The top-level form accepts operation cases only.
Mutable references
Mutable references are as in OCaml:
- a fresh reference is introduced by
ref cwherecevaluates to its initial value - if
cevaluates to a reference, its value can be accessed by! c - if
cevaluates to a reference, its value can be modified byc := c'wherec'evaluates to the new value.
The AML-type of a mutable cell holding values of type t is ref t.
Modules
Andromeda has a simple module system for grouping declarations and controlling namespaces. There are four constructs:
Defining a module inline
A submodule may be defined directly in the source:
module M = struct
let greeting = "hello"
mltype color = | Red | Green | Blue
end
After this declaration, the names inside M are accessible with dotted
qualification: M.greeting, M.Red, M.color. Module names are
ordinary identifiers; any identifier may serve as a module name,
though by convention modules are capitalised.
require
The toplevel command
require X
looks for a file named X.m31 and processes it as a module. The search
path is the directory of the current file followed by any directories
supplied via the -I command-line flag. Each file is loaded at most
once per session — re-requiring an already-loaded module is a no-op.
The standard library is automatically on the search path unless
--no-stdlib is given. The stock prelude is loaded automatically
unless --no-prelude is given.
Several modules may be required at once:
require base, eq
include
include M
copies the bindings of module M into the current namespace. The
copied bindings remain accessible after the inclusion both unqualified
(greeting) and as members of M (M.greeting). Use include when
you want the included names to be re-exported as part of the enclosing
module.
open
open M
makes the bindings of M accessible without qualification in
subsequent code, but does not re-export them. After open M, you
write greeting directly; clients of the surrounding module still need
M.greeting (unless they too open M).
Qualified paths may have several components: Module.Submodule.name.
Top-level directives
These two commands talk to Andromeda itself: external binds an AML
name to a value provided by Andromeda outside AML, and verbosity
sets the diagnostic level.
external
The top-level form
external name : schema = "key"
binds name to a value provided by Andromeda outside AML (typically
a function written in OCaml). The quoted "key" selects
which external value is meant — it must match one of the keys
Andromeda exposes. The schema gives the AML-type at which the external
is to be used; it is the user’s responsibility to write a schema that
matches the external’s actual type.
The standard library uses external to bring in each native value it
needs. For instance, it declares printing and comparison this way:
external print : mlforall a, a -> mlunit = "print"
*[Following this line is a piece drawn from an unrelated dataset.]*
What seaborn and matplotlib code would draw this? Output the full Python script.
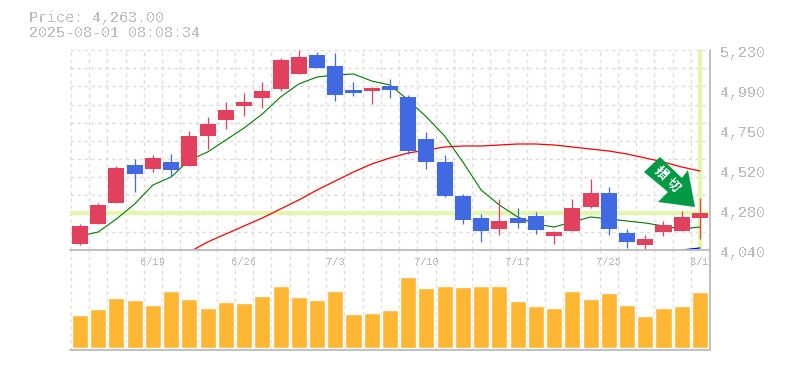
import matplotlib
matplotlib.use("Agg")
import matplotlib.pyplot as plt
import numpy as np
import pandas as pd
import seaborn as sns
from matplotlib.patches import Polygon

price_text = "Price: 4,263.00"
time_text = "2025-08-01 08:08:34"
last_price = 4263

opens = [4076, 4196, 4322, 4550, 4526, 4568, 4544, 4724, 4820, 4904, 4952, 5006,
         5096, 5210, 5144, 5000, 4994, 5024, 4958, 4706, 4568, 4364, 4232, 4166,
         4232, 4244, 4124, 4154, 4298, 4382, 4142, 4070, 4148, 4154, 4232]
highs = [4196, 4322, 4544, 4586, 4610, 4616, 4754, 4838, 4928, 4982, 5048, 5192,
         5240, 5228, 5222, 5048, 5018, 5066, 4970, 4748, 4610, 4376, 4256, 4346,
         4292, 4268, 4154, 4346, 4466, 4418, 4166, 4130, 4214, 4274, 4352]
lows = [4070, 4196, 4322, 4388, 4508, 4484, 4544, 4646, 4766, 4844, 4892, 4994,
        5096, 5132, 4934, 4964, 4916, 4952, 4616, 4526, 4358, 4196, 4088, 4130,
        4172, 4136, 4076, 4154, 4292, 4130, 4052, 4034, 4124, 4154, 4106]
closes = [4184, 4310, 4532, 4496, 4592, 4520, 4724, 4796, 4880, 4928, 4994, 5180,
          5198, 5132, 4970, 4982, 5012, 5000, 4634, 4568, 4364, 4220, 4154, 4214,
          4202, 4160, 4148, 4292, 4382, 4166, 4088, 4106, 4190, 4238, 4263]
volumes = [99, 117, 150, 144, 129, 171, 147, 120, 138, 135, 156, 186, 153, 144, 171, 102, 105, 114,
           213, 180, 186, 183, 186, 186, 141, 126, 120, 171, 147, 165, 129, 96, 120, 126, 168]
ma_short = [4124, 4148, 4226, 4316, 4430, 4478, 4580, 4628, 4700, 4772, 4856, 4958,
            5036, 5078, 5090, 5096, 5054, 5030, 4940, 4838, 4724, 4568, 4400, 4310,
            4238, 4196, 4178, 4208, 4238, 4226, 4214, 4202, 4184, 4166, 4178]
ma_mid = [None] * 6 + [4028, 4088, 4136, 4184, 4232, 4286, 4340, 4400, 4454, 4508, 4556,
                       4592, 4622, 4640, 4658, 4664, 4664, 4670, 4676, 4676, 4670, 4658,
                       4646, 4634, 4616, 4592, 4568, 4538, 4514]
ma_long = [None] * 33 + [4040, 4052]
date_idx = [4, 9, 14, 19, 24, 29, 34]
date_labels = ["6/19", "6/26", "7/3", "7/10", "7/17", "7/25", "8/1"]
price_ticks = [4040, 4280, 4520, 4760, 5000, 5240]
price_labels = ["4,040", "4,280", "4,520", "4,750", "4,990", "5,230"]

UP = "#e2405f"
DOWN = "#4169e1"
TEXT = "#bdbdbd"
FRAME = "#bcbcbc"
GRID = "#dcdcdc"
MARK = "#e4f5ac"

sns.set_theme(style="white")
plt.rcParams["font.family"] = ["Liberation Mono", "Noto Sans CJK JP", "DejaVu Sans"]
plt.rcParams["text.antialiased"] = False

df = pd.DataFrame({"i": np.arange(len(opens)), "open": opens, "high": highs, "low": lows,
                   "close": closes, "volume": volumes, "ma_short": ma_short,
                   "ma_mid": ma_mid, "ma_long": ma_long}, dtype=float)
df["color"] = np.where(df["close"] >= df["open"], UP, DOWN)

W, H = 785, 370
fig = plt.figure(figsize=(W / 100, H / 100), dpi=100)
ax = fig.add_axes([70 / W, 1 - 250 / H, 640 / W, 200 / H])
ax_vol = fig.add_axes([70 / W, 1 - 350 / H, 640 / W, 100 / H], sharex=ax)

xlim = (-0.545, 34.55)
for a in (ax, ax_vol):
    a.set_xticks(df["i"].values[:-1] + 0.5, minor=False)
    a.set_xticks([-0.5, 34.5], minor=True)
    a.grid(True, axis="x", which="both", color=GRID, linestyle=(0, (2.5, 2.5)), linewidth=1)
    a.tick_params(which="both", length=0, labelbottom=False, labelleft=False)
    a.set_axisbelow(True)
    for s in a.spines.values():
        s.set_visible(False)

# price panel
ax.set_ylim(4040, 5240)
ax.set_yticks(np.linspace(4040, 5240, 12))
ax.grid(True, axis="y", color=GRID, linestyle=(0, (2.5, 2.5)), linewidth=1)
ax.axhline(last_price, color=MARK, linewidth=3, zorder=1.5)
ax.plot([34, 34], [4052, 5240], color=MARK, linewidth=3, zorder=1.5)

sns.lineplot(data=df, x="i", y="ma_mid", color="#ff0000", linewidth=0.9, ax=ax, zorder=2, clip_on=False)
sns.lineplot(data=df, x="i", y="ma_short", color="#007a00", linewidth=0.8, ax=ax, zorder=2)
sns.lineplot(data=df, x="i", y="ma_long", color="#0000ff", linewidth=0.9, ax=ax, zorder=2)

ax.vlines(df["i"], df["low"], df["high"], colors=df["color"], linewidth=0.9, zorder=3, clip_on=False)
ax.bar(df["i"], (df["close"] - df["open"]).abs(), bottom=df[["open", "close"]].min(axis=1),
       width=0.88, color=df["color"], linewidth=0, zorder=3)

# signal arrow, in pixels from the top left corner
arrow_px = [(660, 157), (644, 172), (668, 192), (658, 202), (695, 207), (688, 170), (682, 178)]
fig.add_artist(Polygon([(x / W, 1 - y / H) for x, y in arrow_px], closed=True,
                       transform=fig.transFigure, facecolor="#009a44", edgecolor="none", zorder=5))
fig.text(661 / W, 1 - 173 / H, "損", color="white", fontsize=9.5, rotation=-45, rotation_mode="anchor",
         ha="center", va="center", zorder=6, family=["Noto Sans CJK JP"], fontweight="bold")
fig.text(673 / W, 1 - 185 / H, "切", color="white", fontsize=9.5, rotation=-45, rotation_mode="anchor",
         ha="center", va="center", zorder=6, family=["Noto Sans CJK JP"], fontweight="bold")

ax.set_xlabel("")
ax.set_ylabel("")
for v, lab in zip(price_ticks, price_labels):
    ax.annotate(lab, xy=(1, v), xycoords=("axes fraction", "data"), xytext=(10, -3),
                textcoords="offset pixels", ha="left", va="center", fontsize=10.8,
                color=TEXT, annotation_clip=False)

# volume panel
sns.barplot(data=df, x="i", y="volume", native_scale=True, color="#ffb733", width=0.88,
            saturation=1, ax=ax_vol, zorder=3)
ax_vol.set_ylim(-6, 294)
ax_vol.set_xlabel("")
ax_vol.set_ylabel("")
ax_vol.set_xlim(*xlim)
ax_vol.grid(False, axis="y")
for i, lab in zip(date_idx, date_labels):
    ax_vol.annotate(lab, xy=(i, 1), xycoords=("data", "axes fraction"), xytext=(0, -12),
                    textcoords="offset pixels", ha="center", va="center", fontsize=7.6, color=TEXT)

# frame lines
for y in (250, 350):
    fig.add_artist(plt.Line2D([70 / W, 710 / W], [1 - y / H, 1 - y / H], color=FRAME, linewidth=1.3))
fig.add_artist(plt.Line2D([710 / W, 710 / W], [1 - 50 / H, 1 - 350 / H], color=FRAME, linewidth=1.3))

fig.text(29 / W, 1 - 18 / H, price_text, fontsize=10.8, color=TEXT, va="center", ha="left")
fig.text(29 / W, 1 - 33 / H, time_text, fontsize=10.8, color=TEXT, va="center", ha="left")

fig.savefig("out.png", dpi=100, facecolor="white")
external compare : mlforall a, a -> a -> ML.order = "compare"
and exposes the equality-checker primitives by writing:
mltype checker ;;
external empty_checker : checker
= "Eqchk.empty_checker" ;;
external add : checker -> derivation -> checker
= "Eqchk.add" ;;
A binding made by external behaves like any other let-bound value
once declared. The full list of available external keys is part of
the reference appendix (forthcoming).
verbosity
The top-level directive
verbosity n
sets the diagnostic verbosity to level n. The levels are:
| Level | What is printed |
|---|---|
0 | success messages only |
1 | errors |
2 | warnings (the default) |
3 | debugging messages |
A higher level includes everything at lower levels. The same option can
also be set from the shell with the -V n command-line flag.